Check it out: Laughter best medicine for stress
Sunday, November 25, 2012
“Catalog Living at Its Most Absurd: Decorating Takes (Wicker) Balls”
By Molly Erdman; Plume, 115 pages.
Well, I can't believe what I'm about to write: Christmas is exactly one month away. Weren't we just celebrating summer's long days, picking tomatoes from our gardens, enjoying sunshine and outdoor cookouts? Honestly, where does the time go?
With Thanksgiving under our belts, we're now faced with all things holiday. Shopping, cooking, decorating, and every other detail that goes into producing successful December festivities are barreling towards us, picking up speed with every passing day. This means that a lot of stressed-out people will soon be hitting the roads, jockeying for parking spots at malls, standing in long lines just so Dec. 25 is the best day ever. It's a wonder there isn't more screaming this time of year.

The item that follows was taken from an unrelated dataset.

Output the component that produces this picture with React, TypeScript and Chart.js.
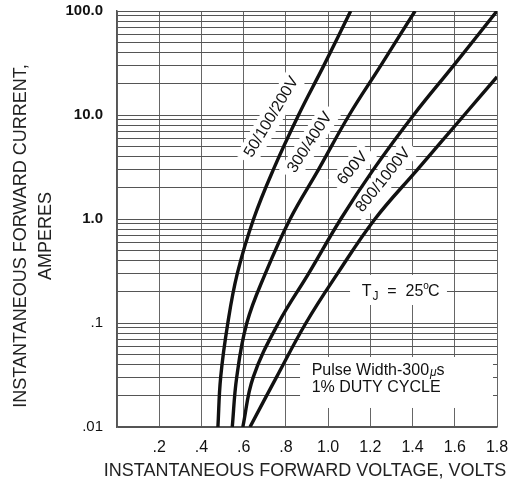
import React, { useEffect, useRef } from 'react';
import { Chart, registerables } from 'chart.js';

Chart.register(...registerables);

// ---- data ----
const CURRENT_ABC = [0.01, 0.03, 0.1, 0.3, 1, 3, 10, 30, 100];
const VOLT_50_200 = [0.478, 0.491, 0.525, 0.57, 0.647, 0.741, 0.86, 0.98, 1.107];
const VOLT_300_400 = [0.546, 0.567, 0.615, 0.703, 0.82, 0.955, 1.1, 1.25, 1.412];
const VOLT_600 = [0.596, 0.645, 0.765, 0.908, 1.06, 1.215, 1.405, 1.595, 1.8];
const CURRENT_D = [0.01, 0.03, 0.1, 0.3, 1, 3, 10, 23.3];
const VOLT_800_1000 = [0.63, 0.755, 0.895, 1.045, 1.222, 1.424, 1.645, 1.8];

const X_TICKS = [0, 0.2, 0.4, 0.6, 0.8, 1.0, 1.2, 1.4, 1.6, 1.8];
const Y_DECADES = [0.01, 0.1, 1, 10];
const Y_MAJOR_LABELS: Record<string, string> = { '100': '100.0', '10': '10.0', '1': '1.0', '0.1': '.1', '0.01': '.01' };

const X_TITLE = 'INSTANTANEOUS FORWARD VOLTAGE, VOLTS';
const Y_TITLE = ['INSTANTANEOUS FORWARD CURRENT,', 'AMPERES'];

const CURVE_LABELS = ['50/100/200V', '300/400V', '600V', '800/1000V'];
const CURVE_LABEL_V = [0.732, 0.914, 1.116, 1.261];
const CURVE_LABEL_I = [9.57, 5.44, 3.07, 2.37];
const CURVE_LABEL_ANGLE = [-59, -57, -49.5, -51.3];

const TJ_BOX = { v0: 1.104, v1: 1.563, i0: 0.29, i1: 0.149, tv: 1.159, ti: 0.199 };
const PULSE_BOX = { v0: 0.867, v1: 1.781, i0: 0.0471, i1: 0.01524, tv: 0.922, ti1: 0.0345, ti2: 0.0237 };

const FONT = '"Liberation Sans", Arial, Helvetica, sans-serif';

function pts(v: number[], i: number[]) {
  return v.map((x, k) => ({ x, y: i[k] }));
}

const annotationPlugin = {
  id: 'annotations',
  beforeDatasetsDraw(chart: any) {
    const { ctx } = chart;
    const xs = chart.scales.x;
    const ys = chart.scales.y;
    ctx.save();
    // curve labels with white backing
    ctx.font = `16px ${FONT}`;
    CURVE_LABELS.forEach((txt, k) => {
      const px = xs.getPixelForValue(CURVE_LABEL_V[k]);
      const py = ys.getPixelForValue(CURVE_LABEL_I[k]);
      const w = ctx.measureText(txt).width;
      ctx.save();
      ctx.translate(px, py);
      ctx.rotate((CURVE_LABEL_ANGLE[k] * Math.PI) / 180);
      ctx.fillStyle = '#fff';
      ctx.fillRect(-w / 2 - 6, -11, w + 12, 22);
      ctx.fillStyle = '#111';
      ctx.textAlign = 'center';
      ctx.textBaseline = 'middle';
      ctx.fillText(txt, 0, 0);
      ctx.restore();
    });

    // TJ box
    {
      const x0 = xs.getPixelForValue(TJ_BOX.v0);
      const x1 = xs.getPixelForValue(TJ_BOX.v1);
      const y0 = ys.getPixelForValue(TJ_BOX.i0);
      const y1 = ys.getPixelForValue(TJ_BOX.i1);
      ctx.fillStyle = '#fff';
      ctx.fillRect(x0, y0, x1 - x0, y1 - y0);
      let tx = xs.getPixelForValue(TJ_BOX.tv);
      const ty = ys.getPixelForValue(TJ_BOX.ti);
      ctx.fillStyle = '#111';
      ctx.textBaseline = 'middle';
      ctx.textAlign = 'left';
      ctx.font = `16px ${FONT}`;
      ctx.fillText('T', tx, ty);
      tx += ctx.measureText('T').width + 1;
      ctx.font = `12px ${FONT}`;
      ctx.fillText('J', tx, ty + 5);
      tx += ctx.measureText('J').width;
      ctx.font = `16px ${FONT}`;
      ctx.fillText('  =  25', tx, ty);
      tx += ctx.measureText('  =  25').width;
      ctx.font = `10px ${FONT}`;
      ctx.fillText('o', tx, ty - 6);
      tx += ctx.measureText('o').width - 1;
      ctx.font = `16px ${FONT}`;
      ctx.fillText('C', tx, ty);
    }

    // Pulse box
    {
      const x0 = xs.getPixelForValue(PULSE_BOX.v0);
      const x1 = xs.getPixelForValue(PULSE_BOX.v1);
      const y0 = ys.getPixelForValue(PULSE_BOX.i0);
      const y1 = ys.getPixelForValue(PULSE_BOX.i1);
      ctx.fillStyle = '#fff';
      ctx.fillRect(x0, y0, x1 - x0, y1 - y0);
      let tx = xs.getPixelForValue(PULSE_BOX.tv);
      const ty1 = ys.getPixelForValue(PULSE_BOX.ti1);
      const ty2 = ys.getPixelForValue(PULSE_BOX.ti2);
      ctx.fillStyle = '#111';
      ctx.textBaseline = 'middle';
      ctx.textAlign = 'left';
      ctx.font = `16px ${FONT}`;
      ctx.fillText('1% DUTY CYCLE', tx, ty2);
      ctx.fillText('Pulse Width-300', tx, ty1);
      tx += ctx.measureText('Pulse Width-300').width + 1;
      ctx.font = `italic 12px ${FONT}`;
      ctx.fillText('\u03bc', tx, ty1 + 2);
      tx += ctx.measureText('\u03bc').width;
      ctx.font = `16px ${FONT}`;
      ctx.fillText('s', tx, ty1);
    }
    ctx.restore();
  },
  afterDraw(chart: any) {
    const { ctx, chartArea } = chart;
    ctx.save();
    ctx.fillStyle = '#222';
    ctx.font = `18px ${FONT}`;
    ctx.textAlign = 'center';
    ctx.textBaseline = 'middle';
    // x-axis title
    ctx.fillText(X_TITLE, (chartArea.left + chartArea.right) / 2 - 2, chartArea.bottom + 44);
    // y-axis title
    const cy = (chartArea.top + chartArea.bottom) / 2 + 17;
    ctx.translate(21.5, cy);
    ctx.rotate(-Math.PI / 2);
    ctx.fillText(Y_TITLE[0], 0, 0);
    ctx.fillText(Y_TITLE[1], 0, 25);
    ctx.restore();
  },
};

export default function App() {
  const ref = useRef<HTMLCanvasElement | null>(null);
  useEffect(() => {
    if (!ref.current) return;
    const lineStyle = {
      showLine: true,
      borderColor: '#111',
      borderWidth: 3.4,
      pointRadius: 0,
      tension: 0.4,
      fill: false,
    };
    const chart = new Chart(ref.current, {
      type: 'scatter',
      data: {
        datasets: [
          { label: '50/100/200V', data: pts(VOLT_50_200, CURRENT_ABC), ...lineStyle },
          { label: '300/400V', data: pts(VOLT_300_400, CURRENT_ABC), ...lineStyle },
          { label: '600V', data: pts(VOLT_600, CURRENT_ABC), ...lineStyle },
          { label: '800/1000V', data: pts(VOLT_800_1000, CURRENT_D), ...lineStyle },
        ],
      },
      options: {
        animation: false,
        responsive: true,
        maintainAspectRatio: false,
        layout: { padding: { top: 11, right: 23, bottom: 0, left: 0 } },
        plugins: { legend: { display: false }, tooltip: { enabled: false }, title: { display: false } },
        scales: {
          x: {
            type: 'linear',
            min: 0,
            max: 1.8,
            afterBuildTicks: (s: any) => {
              s.ticks = X_TICKS.map((v) => ({ value: v }));
            },
            afterFit: (s: any) => {
              s.height = 55;
            },
            ticks: {
              autoSkip: false,
              maxRotation: 0,
              padding: 0,
              color: '#111',
              font: { family: FONT, size: 16 },
              callback: (v: any) => {
                const n = Number(v);
                if (n === 0) return '';
                const s = n.toFixed(1);
                return n < 1 ? s.replace(/^0/, '') : s;
              },
            },
            grid: { color: '#666', lineWidth: 1, drawTicks: true, tickLength: 11, tickColor: 'rgba(0,0,0,0)' },
            border: { color: '#555', width: 1.5 },
            title: { display: false },
          },
          y: {
            type: 'logarithmic',
            min: 0.01,
            max: 100,
            afterBuildTicks: (s: any) => {
              const t: any[] = [];
              Y_DECADES.forEach((d) => {
                for (let m = 1; m <= 9; m++) t.push({ value: Number((m * d).toPrecision(3)) });
              });
              t.push({ value: 100 });
              s.ticks = t;
            },
            afterFit: (s: any) => {
              s.width = 117;
            },
            ticks: {
              autoSkip: false,
              padding: 0,
              color: '#111',
              font: (c: any) => ({
                family: FONT,
                size: 15,
                weight: c.tick && c.tick.value >= 1 ? 'bold' : 'normal',
              }),
              callback: (v: any) => {
                const key = String(Number(v));
                return Y_MAJOR_LABELS[key] ?? '';
              },
            },
            grid: { color: '#555', lineWidth: 1, drawTicks: true, tickLength: 14, tickColor: 'rgba(0,0,0,0)' },
            border: { color: '#555', width: 1.5 },
          },
        },
      },
      plugins: [annotationPlugin],
    });
    return () => chart.destroy();
  }, []);
  return (
    <div style={{ position: 'absolute', left: 0, top: 0, width: 520, height: 482, background: '#fff' }}>
      <canvas ref={ref} />
    </div>
  );
}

This is why it's important to take a few moments just for yourself. After all, your hair can't be on fire every day -- it's hard on your hair and takes a mighty toll on your noggin. So, think about heading to the library and checking out "Catalog Living at Its Most Absurd." If you've ever looked at a catalog from Crate and Barrel or Pottery Barn, and wondered, "Do perfectly appointed living rooms and immaculate kitchens really exist?" then you'll appreciate author Molly Erdman's humor in her tongue-in-cheek take on catalog living.
Through the voices of an imaginary couple, Gary and Elaine, Erdman writes witty, sometimes scathing captions for real photographs from real catalogs. A picture of a stylish bedroom, decorated with large, three-dimensional circles attached to the ceiling, prompts Elaine to comment, "Were you eating peanuts in here, Gary? The ceiling broke out in hives again." Gary gets his turn with a sparsely decorated bathroom that includes a rather bizarre trio of wicker balls situated on the floor next to the toilet: "Sorry, Elaine, but it's the only alone time I have to practice my juggling." Yes, catalog living can be absurd.
Humor is a great antidote to stress, so when another driver cuts you off in traffic, the must-have toy for little Billy's Christmas is completely sold out, and Aunt Edna's figgy pudding gives everyone indigestion, remember to laugh. This, too, shall pass.